Everything from the first line of the data below through the line that contains "import pandas as pd" should be written out exactly, please, and nothing more; the pictures stay out.
══ Source data
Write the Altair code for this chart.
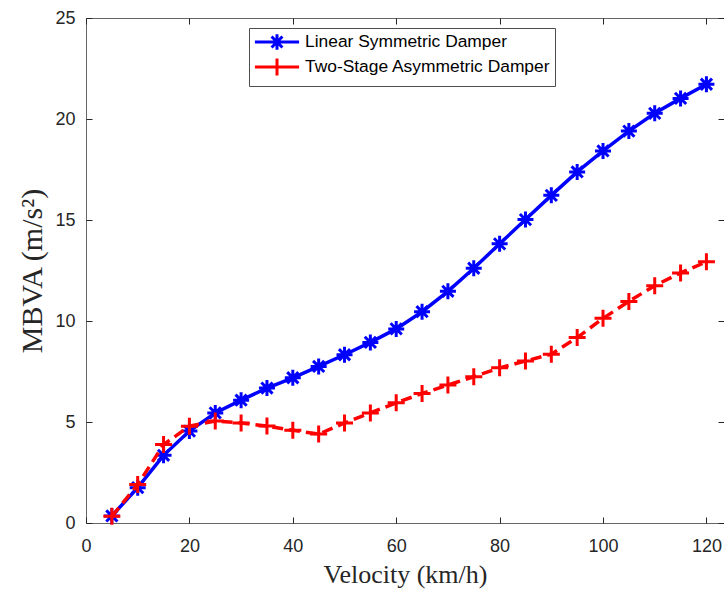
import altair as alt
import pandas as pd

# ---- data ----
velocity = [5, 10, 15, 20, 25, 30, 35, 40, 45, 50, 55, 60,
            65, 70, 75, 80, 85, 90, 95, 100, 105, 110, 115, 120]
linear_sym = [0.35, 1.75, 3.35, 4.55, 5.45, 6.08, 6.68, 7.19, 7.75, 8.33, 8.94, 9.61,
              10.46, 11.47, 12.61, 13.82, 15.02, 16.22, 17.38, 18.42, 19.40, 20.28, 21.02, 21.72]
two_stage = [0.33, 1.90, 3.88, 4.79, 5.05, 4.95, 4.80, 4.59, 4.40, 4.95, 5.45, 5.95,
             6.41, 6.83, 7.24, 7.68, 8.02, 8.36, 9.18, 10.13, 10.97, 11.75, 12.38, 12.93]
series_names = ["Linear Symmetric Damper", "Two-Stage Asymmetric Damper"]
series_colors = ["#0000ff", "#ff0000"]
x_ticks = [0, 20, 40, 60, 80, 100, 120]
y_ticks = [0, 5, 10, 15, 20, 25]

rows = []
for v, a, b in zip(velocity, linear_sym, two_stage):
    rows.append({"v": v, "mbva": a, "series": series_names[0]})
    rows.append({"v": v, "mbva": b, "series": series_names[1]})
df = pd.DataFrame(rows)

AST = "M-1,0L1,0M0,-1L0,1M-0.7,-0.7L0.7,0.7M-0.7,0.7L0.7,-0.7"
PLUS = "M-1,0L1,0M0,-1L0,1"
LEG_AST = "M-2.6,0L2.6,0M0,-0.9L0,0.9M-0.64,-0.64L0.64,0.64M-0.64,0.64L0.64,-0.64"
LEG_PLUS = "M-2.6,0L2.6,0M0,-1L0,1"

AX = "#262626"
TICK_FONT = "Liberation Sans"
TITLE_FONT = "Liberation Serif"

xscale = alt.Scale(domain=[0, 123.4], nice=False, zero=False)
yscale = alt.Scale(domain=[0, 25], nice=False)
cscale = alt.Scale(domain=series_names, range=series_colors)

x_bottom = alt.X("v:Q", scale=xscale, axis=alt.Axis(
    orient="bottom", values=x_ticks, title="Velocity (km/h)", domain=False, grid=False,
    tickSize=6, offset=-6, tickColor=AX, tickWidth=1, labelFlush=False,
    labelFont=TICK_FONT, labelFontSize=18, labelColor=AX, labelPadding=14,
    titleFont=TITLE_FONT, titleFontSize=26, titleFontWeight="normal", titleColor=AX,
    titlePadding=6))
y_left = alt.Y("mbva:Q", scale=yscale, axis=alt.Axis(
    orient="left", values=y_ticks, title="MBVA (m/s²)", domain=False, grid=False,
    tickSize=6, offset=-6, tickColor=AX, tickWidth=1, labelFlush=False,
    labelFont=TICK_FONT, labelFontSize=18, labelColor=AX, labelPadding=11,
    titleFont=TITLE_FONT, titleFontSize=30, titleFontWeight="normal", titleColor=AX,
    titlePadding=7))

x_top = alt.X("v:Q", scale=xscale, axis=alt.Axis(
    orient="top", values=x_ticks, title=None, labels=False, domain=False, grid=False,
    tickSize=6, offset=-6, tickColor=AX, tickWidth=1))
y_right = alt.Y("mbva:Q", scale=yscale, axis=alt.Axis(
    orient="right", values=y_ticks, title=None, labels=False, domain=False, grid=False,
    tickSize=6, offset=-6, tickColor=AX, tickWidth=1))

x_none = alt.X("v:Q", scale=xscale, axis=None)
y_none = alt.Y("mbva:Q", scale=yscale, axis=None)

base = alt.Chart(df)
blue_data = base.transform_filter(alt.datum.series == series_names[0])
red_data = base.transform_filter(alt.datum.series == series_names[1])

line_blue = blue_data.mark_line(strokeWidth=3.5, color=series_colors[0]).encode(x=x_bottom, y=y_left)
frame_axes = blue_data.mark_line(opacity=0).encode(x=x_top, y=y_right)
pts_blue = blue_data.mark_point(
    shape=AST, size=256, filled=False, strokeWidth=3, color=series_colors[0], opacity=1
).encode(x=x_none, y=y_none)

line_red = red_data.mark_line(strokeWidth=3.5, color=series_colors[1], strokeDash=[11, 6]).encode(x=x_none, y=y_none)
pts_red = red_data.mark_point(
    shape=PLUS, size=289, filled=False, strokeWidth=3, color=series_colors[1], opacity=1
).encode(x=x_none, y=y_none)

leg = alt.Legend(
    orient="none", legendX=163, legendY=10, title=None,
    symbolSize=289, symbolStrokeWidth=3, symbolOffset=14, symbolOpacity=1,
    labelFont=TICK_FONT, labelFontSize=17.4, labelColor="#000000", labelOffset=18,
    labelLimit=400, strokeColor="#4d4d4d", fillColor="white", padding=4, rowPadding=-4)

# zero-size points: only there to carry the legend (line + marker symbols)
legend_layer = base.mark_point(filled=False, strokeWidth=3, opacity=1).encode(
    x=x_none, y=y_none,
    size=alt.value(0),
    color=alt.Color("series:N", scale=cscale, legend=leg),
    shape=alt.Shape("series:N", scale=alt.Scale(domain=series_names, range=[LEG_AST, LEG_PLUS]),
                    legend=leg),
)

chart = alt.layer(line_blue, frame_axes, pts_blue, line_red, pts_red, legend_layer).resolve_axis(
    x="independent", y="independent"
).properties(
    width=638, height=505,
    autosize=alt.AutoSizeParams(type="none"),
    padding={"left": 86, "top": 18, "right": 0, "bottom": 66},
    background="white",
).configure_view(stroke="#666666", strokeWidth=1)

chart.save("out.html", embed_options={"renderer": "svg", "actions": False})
════
» Solution for this problem
Write the Altair code for this chart.
import altair as alt
import pandas as pd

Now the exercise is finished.